On top of all this, there are state and Federal laws regarding the transportation of a firearm and laws against carrying a concealed weapon without a permit! This could have added another 20 years to his sentence. If he lived to the ripe old age of 94 he would have probably been too frail to do any more violence again when he was released.
The question remains: Who would actually enable more domestic violence by fighting against the enforcement of Federal charges? Why were the Federal charges ignored? Who failed to file the federal charges?

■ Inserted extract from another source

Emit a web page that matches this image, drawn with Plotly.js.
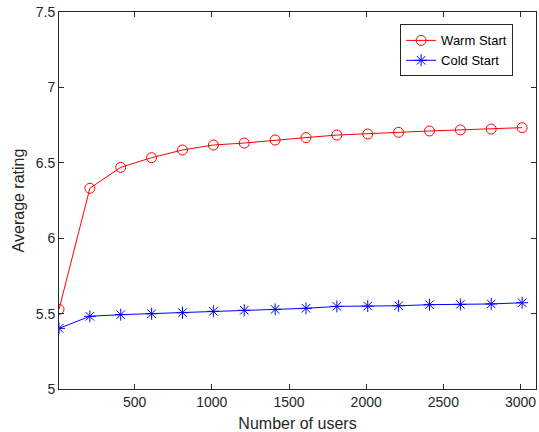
<!DOCTYPE html>
<html>
<head>
<meta charset="utf-8">
<script src="https://cdn.plot.ly/plotly-3.0.1.min.js"></script>
<style>html,body{margin:0;padding:0;background:#fff;}#chart{width:539px;height:432px;}</style>
</head>
<body>
<div id="chart"></div>
<script>
const users = [10, 210, 410, 610, 810, 1010, 1210, 1410, 1610, 1810, 2010, 2210, 2410, 2610, 2810, 3010];
const warmStart = [5.528, 6.331, 6.470, 6.534, 6.585, 6.618, 6.631, 6.651, 6.667, 6.684, 6.691, 6.702, 6.711, 6.718, 6.724, 6.733];
const coldStart = [5.402, 5.482, 5.493, 5.499, 5.506, 5.515, 5.522, 5.528, 5.535, 5.548, 5.550, 5.552, 5.559, 5.561, 5.564, 5.572];
const xTicks = [500, 1000, 1500, 2000, 2500, 3000];
const yTicks = [5, 5.5, 6, 6.5, 7, 7.5];
const yTickLabels = ['5', '5.5', '6', '6.5', '7', '7.5'];

const FONT = 'Liberation Sans, Arial, sans-serif';

const traces = [
  {x: users, y: warmStart, name: 'Warm Start', type: 'scatter', mode: 'lines+markers',
   line: {color: '#ff0000', width: 1},
   marker: {symbol: 'circle-open', size: 10, color: '#ff0000', line: {width: 1, color: '#ff0000'}}},
  {x: users, y: coldStart, name: 'Cold Start', type: 'scatter', mode: 'lines+markers',
   line: {color: '#0000ff', width: 1},
   marker: {symbol: 'asterisk-open', size: 10, color: '#0000ff', line: {width: 1, color: '#0000ff'}}}
];

const axisCommon = {
  showline: true, linecolor: '#262626', linewidth: 1, mirror: 'ticks',
  ticks: 'inside', ticklen: 5, tickcolor: '#262626', tickwidth: 1,
  showgrid: false, zeroline: false,
  tickfont: {family: FONT, size: 14, color: '#262626'}
};

const layout = {
  width: 539, height: 432,
  margin: {l: 59, r: 3, t: 12, b: 43},
  paper_bgcolor: '#ffffff', plot_bgcolor: '#ffffff',
  showlegend: true,
  legend: {x: 0.952, y: 0.967, xanchor: 'right', yanchor: 'top',
    bgcolor: '#ffffff', bordercolor: '#262626', borderwidth: 1,
    font: {family: FONT, size: 13, color: '#000'},
    tracegroupgap: 0},
  xaxis: Object.assign({}, axisCommon, {
    range: [10, 3100], tickvals: xTicks,
    title: {text: 'Number of users', standoff: 9,
      font: {family: FONT, size: 16, color: '#262626'}}
  }),
  yaxis: Object.assign({}, axisCommon, {
    range: [5, 7.5], tickvals: yTicks, ticktext: yTickLabels,
    title: {text: 'Average rating', standoff: 7,
      font: {family: FONT, size: 16, color: '#262626'}}
  })
};

Plotly.newPlot('chart', traces, layout, {displayModeBar: false, staticPlot: true});
</script>
</body>
</html>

Some liberal DA’s and judges might argue that 48 years is too long to serve on a domestic violence with a gun conviction. I know the ACLU fights against this. The anti-gun banners also fight against this, as they have always opposed the NRA’s campaigns to press for Federal gun charges to be brought against all felons convicted of crimes involving guns.
The DA or his assistant could have forced the Federal Attorney in their area to file the Federal charges. The Federal system could have also prosecuted Davon. It would have been a slam-dunk of an easy trial. The perp was convicted of the crime and his trial showed, beyond a shadow of a doubt that he had possession of the gun, had ammunition in the gun, used the gun in a crime of violence, brandished the gun as he pointed it at his targets, and discharged the gun. He even admitted using the gun in a letter he wrote to the parole board.
If the Federal charges had been brought against Felon Crawford in 2002, three children and two adults would be alive today. Notice I have not included the perp in the death toll. His soul went right to hell a few moments after he pulled the trigger.